_Recorded information_
►
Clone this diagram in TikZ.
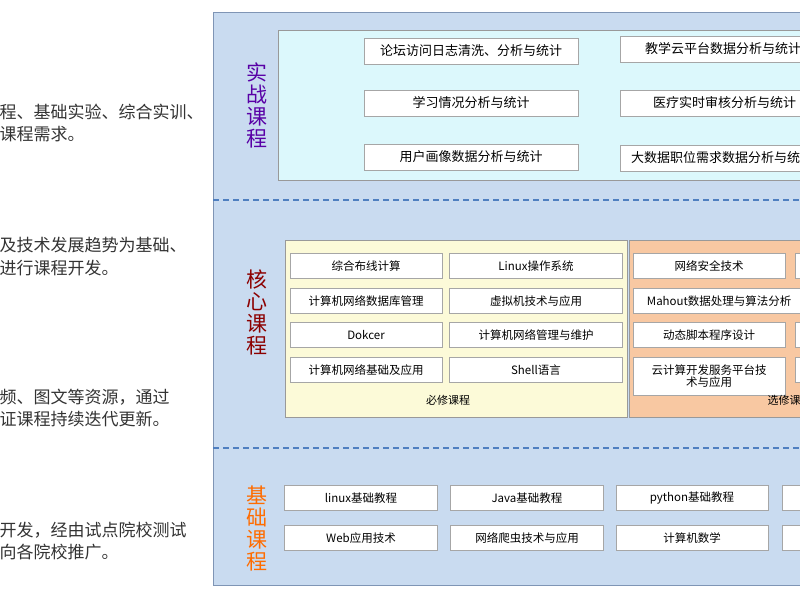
\documentclass[tikz,border=0pt]{standalone}
\usepackage{fontspec}
\setmainfont{Noto Sans CJK SC}
\usetikzlibrary{positioning}
\definecolor{panelblue}{HTML}{C9DBF0}
\definecolor{panelline}{HTML}{7F95B5}
\definecolor{cyanbox}{HTML}{DCF8FC}
\definecolor{yellowbox}{HTML}{FCFAD8}
\definecolor{orangebox}{HTML}{F8C8A2}
\definecolor{dashblue}{HTML}{4F7FC0}
\begin{document}
\begin{tikzpicture}[x=1pt, y=-1pt,
        kurs/.style={draw=gray!70, fill=white, font=\fontsize{11.5}{12}\selectfont, inner sep=1pt, align=center},
        bigkurs/.style={kurs, font=\fontsize{13}{14}\selectfont},
        zone/.style={draw=gray!80},
        seclabel/.style={font=\fontsize{21}{22}\selectfont, align=center},
        sidetext/.style={anchor=west, font=\fontsize{17}{18}\selectfont, text=black!80},
    ]
    \useasboundingbox (0,0) rectangle (800,600);
    \clip (0,0) rectangle (800,600);

    % left text lines
    \node[sidetext] (t1a) at (-4,112) {程、基础实验、综合实训、};
    \node[sidetext] (t1b) at (-4,134) {课程需求。};
    \node[sidetext] (t2a) at (-4,245) {及技术发展趋势为基础、};
    \node[sidetext] (t2b) at (-4,268) {进行课程开发。};
    \node[sidetext] (t3a) at (-4,397) {频、图文等资源，通过};
    \node[sidetext] (t3b) at (-4,419) {证课程持续迭代更新。};
    \node[sidetext] (t4a) at (-4,530) {开发，经由试点院校测试};
    \node[sidetext] (t4b) at (-4,552) {向各院校推广。};

    % outer panel
    \draw[panelline, fill=panelblue, line width=0.8pt] (213,12) rectangle (830,585);
    \draw[dashblue, line width=1.2pt, dash pattern=on 6pt off 4pt] (213,200) -- (800,200);
    \draw[dashblue, line width=1.2pt, dash pattern=on 6pt off 4pt] (213,448) -- (800,448);

    % section labels
    \node[seclabel, text=violet!70!blue] (shizhan) at (257,105) {实\\战\\课\\程};
    \node[seclabel, text=red!55!black] (hexin) at (257,312) {核\\心\\课\\程};
    \node[seclabel, text=orange!85!red] (jichu) at (257,528) {基\\础\\课\\程};

    % practice courses
    \draw[zone, fill=cyanbox] (278,30) rectangle (830,180);
    \node[bigkurs, minimum width=214pt, minimum height=26pt] (p1) at (471,51) {论坛访问日志清洗、分析与统计};
    \node[bigkurs, minimum width=214pt, minimum height=26pt] (p2) at (471,103) {学习情况分析与统计};
    \node[bigkurs, minimum width=214pt, minimum height=26pt] (p3) at (471,157) {用户画像数据分析与统计};
    \node[bigkurs, minimum width=200pt, minimum height=26pt, anchor=west, align=left, text width=194pt] (p4) at (620,49) {\hspace*{22pt}教学云平台数据分析与统计};
    \node[bigkurs, minimum width=200pt, minimum height=26pt, anchor=west, align=left, text width=194pt] (p5) at (620,103) {\hspace*{30pt}医疗实时审核分析与统计};
    \node[bigkurs, minimum width=200pt, minimum height=26pt, anchor=west, align=left, text width=194pt] (p6) at (620,158) {\hspace*{8pt}大数据职位需求数据分析与统计};

    % core courses, compulsory
    \draw[zone, fill=yellowbox] (285,240) rectangle (627,417);
    \node[kurs, minimum width=152pt, minimum height=25pt] (c1) at (366,266) {综合布线计算};
    \node[kurs, minimum width=152pt, minimum height=25pt] (c2) at (366,301) {计算机网络数据库管理};
    \node[kurs, minimum width=152pt, minimum height=25pt] (c3) at (366,335) {Dokcer};
    \node[kurs, minimum width=152pt, minimum height=25pt] (c4) at (366,370) {计算机网络基础及应用};
    \node[kurs, minimum width=173pt, minimum height=25pt] (c5) at (536,266) {Linux操作系统};
    \node[kurs, minimum width=173pt, minimum height=25pt] (c6) at (536,301) {虚拟机技术与应用};
    \node[kurs, minimum width=173pt, minimum height=25pt] (c7) at (536,335) {计算机网络管理与维护};
    \node[kurs, minimum width=173pt, minimum height=25pt] (c8) at (536,370) {Shell语言};
    \node[font=\fontsize{11}{12}\selectfont] (bixiu) at (448,400) {必修课程};

    % core courses, elective
    \draw[zone, fill=orangebox] (629,240) rectangle (830,417);
    \node[kurs, minimum width=152pt, minimum height=25pt] (e1) at (709,266) {网络安全技术};
    \node[kurs, minimum width=172pt, minimum height=25pt, anchor=west] (e2) at (633,301) {Mahout数据处理与算法分析};
    \node[kurs, minimum width=152pt, minimum height=25pt] (e3) at (709,335) {动态脚本程序设计};
    \node[kurs, minimum width=152pt, minimum height=38pt] (e4) at (709,376) {云计算开发服务平台技\\术与应用};
    \node[kurs, minimum width=30pt, minimum height=25pt, anchor=west] (e5) at (795,266) {};
    \node[kurs, minimum width=30pt, minimum height=25pt, anchor=west] (e6) at (795,335) {};
    \node[kurs, minimum width=30pt, minimum height=25pt, anchor=west] (e7) at (795,370) {};
    \node[font=\fontsize{11}{12}\selectfont, anchor=west] (xuanxiu) at (764,400) {选修课程};

    % basic courses
    \node[kurs, minimum width=153pt, minimum height=25pt] (b1) at (361,498) {linux基础教程};
    \node[kurs, minimum width=153pt, minimum height=25pt] (b2) at (527,498) {Java基础教程};
    \node[kurs, minimum width=152pt, minimum height=25pt] (b3) at (692,498) {python基础教程};
    \node[kurs, minimum width=60pt, minimum height=25pt, anchor=west] (b4) at (782,498) {};
    \node[kurs, minimum width=153pt, minimum height=25pt] (b5) at (361,538) {Web应用技术};
    \node[kurs, minimum width=153pt, minimum height=25pt] (b6) at (527,538) {网络爬虫技术与应用};
    \node[kurs, minimum width=152pt, minimum height=25pt] (b7) at (692,538) {计算机数学};
    \node[kurs, minimum width=60pt, minimum height=25pt, anchor=west] (b8) at (782,538) {};
\end{tikzpicture}
\end{document}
◄
_What this task involves_
Output an exact copy of the material, with the pictures removed.

_Solution to this exercise_
Clone this diagram in TikZ.
\documentclass[tikz,border=0pt]{standalone}
\usepackage{fontspec}
\setmainfont{Noto Sans CJK SC}
\usetikzlibrary{positioning}
\definecolor{panelblue}{HTML}{C9DBF0}
\definecolor{panelline}{HTML}{7F95B5}
\definecolor{cyanbox}{HTML}{DCF8FC}
\definecolor{yellowbox}{HTML}{FCFAD8}
\definecolor{orangebox}{HTML}{F8C8A2}
\definecolor{dashblue}{HTML}{4F7FC0}
\begin{document}
\begin{tikzpicture}[x=1pt, y=-1pt,
        kurs/.style={draw=gray!70, fill=white, font=\fontsize{11.5}{12}\selectfont, inner sep=1pt, align=center},
        bigkurs/.style={kurs, font=\fontsize{13}{14}\selectfont},
        zone/.style={draw=gray!80},
        seclabel/.style={font=\fontsize{21}{22}\selectfont, align=center},
        sidetext/.style={anchor=west, font=\fontsize{17}{18}\selectfont, text=black!80},
    ]
    \useasboundingbox (0,0) rectangle (800,600);
    \clip (0,0) rectangle (800,600);

    % left text lines
    \node[sidetext] (t1a) at (-4,112) {程、基础实验、综合实训、};
    \node[sidetext] (t1b) at (-4,134) {课程需求。};
    \node[sidetext] (t2a) at (-4,245) {及技术发展趋势为基础、};
    \node[sidetext] (t2b) at (-4,268) {进行课程开发。};
    \node[sidetext] (t3a) at (-4,397) {频、图文等资源，通过};
    \node[sidetext] (t3b) at (-4,419) {证课程持续迭代更新。};
    \node[sidetext] (t4a) at (-4,530) {开发，经由试点院校测试};
    \node[sidetext] (t4b) at (-4,552) {向各院校推广。};

    % outer panel
    \draw[panelline, fill=panelblue, line width=0.8pt] (213,12) rectangle (830,585);
    \draw[dashblue, line width=1.2pt, dash pattern=on 6pt off 4pt] (213,200) -- (800,200);
    \draw[dashblue, line width=1.2pt, dash pattern=on 6pt off 4pt] (213,448) -- (800,448);

    % section labels
    \node[seclabel, text=violet!70!blue] (shizhan) at (257,105) {实\\战\\课\\程};
    \node[seclabel, text=red!55!black] (hexin) at (257,312) {核\\心\\课\\程};
    \node[seclabel, text=orange!85!red] (jichu) at (257,528) {基\\础\\课\\程};

    % practice courses
    \draw[zone, fill=cyanbox] (278,30) rectangle (830,180);
    \node[bigkurs, minimum width=214pt, minimum height=26pt] (p1) at (471,51) {论坛访问日志清洗、分析与统计};
    \node[bigkurs, minimum width=214pt, minimum height=26pt] (p2) at (471,103) {学习情况分析与统计};
    \node[bigkurs, minimum width=214pt, minimum height=26pt] (p3) at (471,157) {用户画像数据分析与统计};
    \node[bigkurs, minimum width=200pt, minimum height=26pt, anchor=west, align=left, text width=194pt] (p4) at (620,49) {\hspace*{22pt}教学云平台数据分析与统计};
    \node[bigkurs, minimum width=200pt, minimum height=26pt, anchor=west, align=left, text width=194pt] (p5) at (620,103) {\hspace*{30pt}医疗实时审核分析与统计};
    \node[bigkurs, minimum width=200pt, minimum height=26pt, anchor=west, align=left, text width=194pt] (p6) at (620,158) {\hspace*{8pt}大数据职位需求数据分析与统计};

    % core courses, compulsory
    \draw[zone, fill=yellowbox] (285,240) rectangle (627,417);
    \node[kurs, minimum width=152pt, minimum height=25pt] (c1) at (366,266) {综合布线计算};
    \node[kurs, minimum width=152pt, minimum height=25pt] (c2) at (366,301) {计算机网络数据库管理};
    \node[kurs, minimum width=152pt, minimum height=25pt] (c3) at (366,335) {Dokcer};
    \node[kurs, minimum width=152pt, minimum height=25pt] (c4) at (366,370) {计算机网络基础及应用};
    \node[kurs, minimum width=173pt, minimum height=25pt] (c5) at (536,266) {Linux操作系统};
    \node[kurs, minimum width=173pt, minimum height=25pt] (c6) at (536,301) {虚拟机技术与应用};
    \node[kurs, minimum width=173pt, minimum height=25pt] (c7) at (536,335) {计算机网络管理与维护};
    \node[kurs, minimum width=173pt, minimum height=25pt] (c8) at (536,370) {Shell语言};
    \node[font=\fontsize{11}{12}\selectfont] (bixiu) at (448,400) {必修课程};

    % core courses, elective
    \draw[zone, fill=orangebox] (629,240) rectangle (830,417);
    \node[kurs, minimum width=152pt, minimum height=25pt] (e1) at (709,266) {网络安全技术};
    \node[kurs, minimum width=172pt, minimum height=25pt, anchor=west] (e2) at (633,301) {Mahout数据处理与算法分析};
    \node[kurs, minimum width=152pt, minimum height=25pt] (e3) at (709,335) {动态脚本程序设计};
    \node[kurs, minimum width=152pt, minimum height=38pt] (e4) at (709,376) {云计算开发服务平台技\\术与应用};
    \node[kurs, minimum width=30pt, minimum height=25pt, anchor=west] (e5) at (795,266) {};
    \node[kurs, minimum width=30pt, minimum height=25pt, anchor=west] (e6) at (795,335) {};
    \node[kurs, minimum width=30pt, minimum height=25pt, anchor=west] (e7) at (795,370) {};
    \node[font=\fontsize{11}{12}\selectfont, anchor=west] (xuanxiu) at (764,400) {选修课程};

    % basic courses
    \node[kurs, minimum width=153pt, minimum height=25pt] (b1) at (361,498) {linux基础教程};
    \node[kurs, minimum width=153pt, minimum height=25pt] (b2) at (527,498) {Java基础教程};
    \node[kurs, minimum width=152pt, minimum height=25pt] (b3) at (692,498) {python基础教程};
    \node[kurs, minimum width=60pt, minimum height=25pt, anchor=west] (b4) at (782,498) {};
    \node[kurs, minimum width=153pt, minimum height=25pt] (b5) at (361,538) {Web应用技术};
    \node[kurs, minimum width=153pt, minimum height=25pt] (b6) at (527,538) {网络爬虫技术与应用};
    \node[kurs, minimum width=152pt, minimum height=25pt] (b7) at (692,538) {计算机数学};
    \node[kurs, minimum width=60pt, minimum height=25pt, anchor=west] (b8) at (782,538) {};
\end{tikzpicture}
\end{document}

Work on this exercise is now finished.